**Written task**:
Set down, exactly as written, the lines from the top of the data to the line that holds "100, 96, 93, 91, 90, 90, 89.5, 90.5, 90.5, 90]", and omit the pictures.

**Supplied data**:

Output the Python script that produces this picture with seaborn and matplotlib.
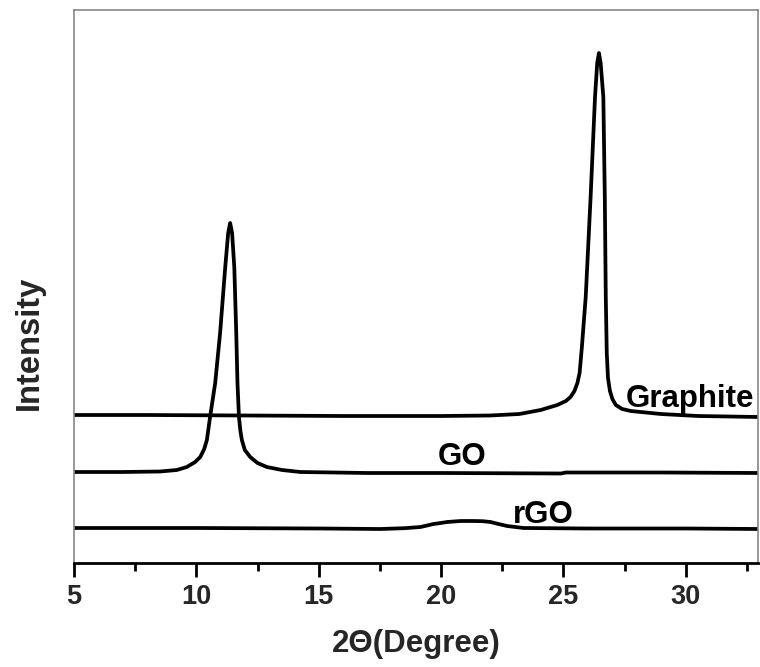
import matplotlib
matplotlib.use("Agg")
import matplotlib.pyplot as plt
import seaborn as sns
import pandas as pd
from matplotlib.ticker import MultipleLocator

# ---- data (intensity in arbitrary units) ----
graphite_x = [5, 8, 12, 16, 20, 22, 23.2, 24.07, 24.75, 25.1, 25.29, 25.45, 25.57,
              25.66, 25.75, 25.91, 26.11, 26.29, 26.38, 26.45, 26.52, 26.63, 26.69,
              26.73, 26.77, 26.82, 26.90, 27.0, 27.14, 27.4, 27.75, 28.98, 30.5, 33]
graphite_y = [148, 148, 147.5, 147, 147, 147.5, 149, 153, 158, 162, 166, 172, 180,
              190, 215, 266, 366, 466, 500, 510, 500, 466, 366,
              266, 210, 185, 172, 164, 158, 154, 152, 149, 147, 146]

go_x = [5, 7, 8.52, 9.2, 9.61, 9.95, 10.16, 10.32, 10.43, 10.56, 10.77, 10.97, 11.18,
        11.30, 11.38, 11.46, 11.55, 11.63, 11.68, 11.74, 11.80, 11.86, 11.98, 12.20,
        12.5, 12.88, 13.5, 14.25, 17, 20, 24.9, 25.1, 29, 33]
go_y = [91, 91, 91.5, 93, 96, 101, 106, 114, 123, 146, 180, 230, 296,
        330, 340, 330, 296, 230, 180, 146, 132, 123, 113, 106,
        100, 96, 93, 91, 90, 90, 89.5, 90.5, 90.5, 90]

rgo_x = [5, 10, 15, 17.52, 18.5, 19.16, 19.69, 19.98, 20.25, 20.8, 21.33, 21.7,
         22.02, 22.35, 22.70, 23.37, 26, 30, 33]
rgo_y = [35, 35, 34.5, 34, 34.8, 36, 39, 40, 41, 42, 42, 41.8,
         41, 39, 37, 35, 34.5, 34.5, 34]

labels = ["Graphite", "GO", "rGO"]
label_x = [30.16, 20.88, 24.19]
label_y = [164, 106, 48]

x_ticks = [5, 10, 15, 20, 25, 30]

# ---- figure ----
sns.set_theme(style="ticks")
plt.rcParams['font.family'] = ['Liberation Sans', 'DejaVu Sans']
plt.rcParams['font.weight'] = 'bold'

fig = plt.figure(figsize=(7.6, 6.67), dpi=100)
ax = fig.add_axes([74 / 760, 104 / 667, 684 / 760, 553 / 667])

frames = [
    pd.DataFrame({"x": graphite_x, "y": graphite_y, "s": "Graphite"}),
    pd.DataFrame({"x": go_x, "y": go_y, "s": "GO"}),
    pd.DataFrame({"x": rgo_x, "y": rgo_y, "s": "rGO"}),
]
for df in frames:
    sns.lineplot(data=df, x="x", y="y", ax=ax, color="black", linewidth=2.7,
                 estimator=None, sort=False)
for ln in ax.get_lines():
    ln.set_solid_joinstyle("round")
    ln.set_solid_capstyle("round")

for t, tx, ty in zip(labels, label_x, label_y):
    ax.text(tx, ty, t, ha="center", va="center", fontsize=22.5, fontweight="bold",
            color="black")

ax.set_xlim(5, 32.95)
ax.set_ylim(0, 553)
ax.set_xticks(x_ticks)
ax.xaxis.set_minor_locator(MultipleLocator(2.5))
ax.set_yticks([])

ax.tick_params(axis="x", which="major", length=10, width=2, color="black",
               labelsize=19.5, pad=5, direction="out")
ax.tick_params(axis="x", which="minor", length=6, width=2, color="black",
               direction="out")
for lab in ax.get_xticklabels():
    lab.set_fontweight("bold")

ax.set_xlabel("2Θ(Degree)", fontsize=22.5, fontweight="bold", labelpad=14)
ax.set_ylabel("Intensity", fontsize=23.5, fontweight="bold")
ax.yaxis.set_label_coords(-0.042, 0.398)

for side in ["left", "top", "right"]:
    ax.spines[side].set_visible(True)
    ax.spines[side].set_color("#888888")
    ax.spines[side].set_linewidth(1.2)
ax.spines["bottom"].set_color("black")
ax.spines["bottom"].set_linewidth(2)

fig.savefig("out.png", dpi=100)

**Complete output**:
Output the Python script that produces this picture with seaborn and matplotlib.
import matplotlib
matplotlib.use("Agg")
import matplotlib.pyplot as plt
import seaborn as sns
import pandas as pd
from matplotlib.ticker import MultipleLocator

# ---- data (intensity in arbitrary units) ----
graphite_x = [5, 8, 12, 16, 20, 22, 23.2, 24.07, 24.75, 25.1, 25.29, 25.45, 25.57,
              25.66, 25.75, 25.91, 26.11, 26.29, 26.38, 26.45, 26.52, 26.63, 26.69,
              26.73, 26.77, 26.82, 26.90, 27.0, 27.14, 27.4, 27.75, 28.98, 30.5, 33]
graphite_y = [148, 148, 147.5, 147, 147, 147.5, 149, 153, 158, 162, 166, 172, 180,
              190, 215, 266, 366, 466, 500, 510, 500, 466, 366,
              266, 210, 185, 172, 164, 158, 154, 152, 149, 147, 146]

go_x = [5, 7, 8.52, 9.2, 9.61, 9.95, 10.16, 10.32, 10.43, 10.56, 10.77, 10.97, 11.18,
        11.30, 11.38, 11.46, 11.55, 11.63, 11.68, 11.74, 11.80, 11.86, 11.98, 12.20,
        12.5, 12.88, 13.5, 14.25, 17, 20, 24.9, 25.1, 29, 33]
go_y = [91, 91, 91.5, 93, 96, 101, 106, 114, 123, 146, 180, 230, 296,
        330, 340, 330, 296, 230, 180, 146, 132, 123, 113, 106,
        100, 96, 93, 91, 90, 90, 89.5, 90.5, 90.5, 90]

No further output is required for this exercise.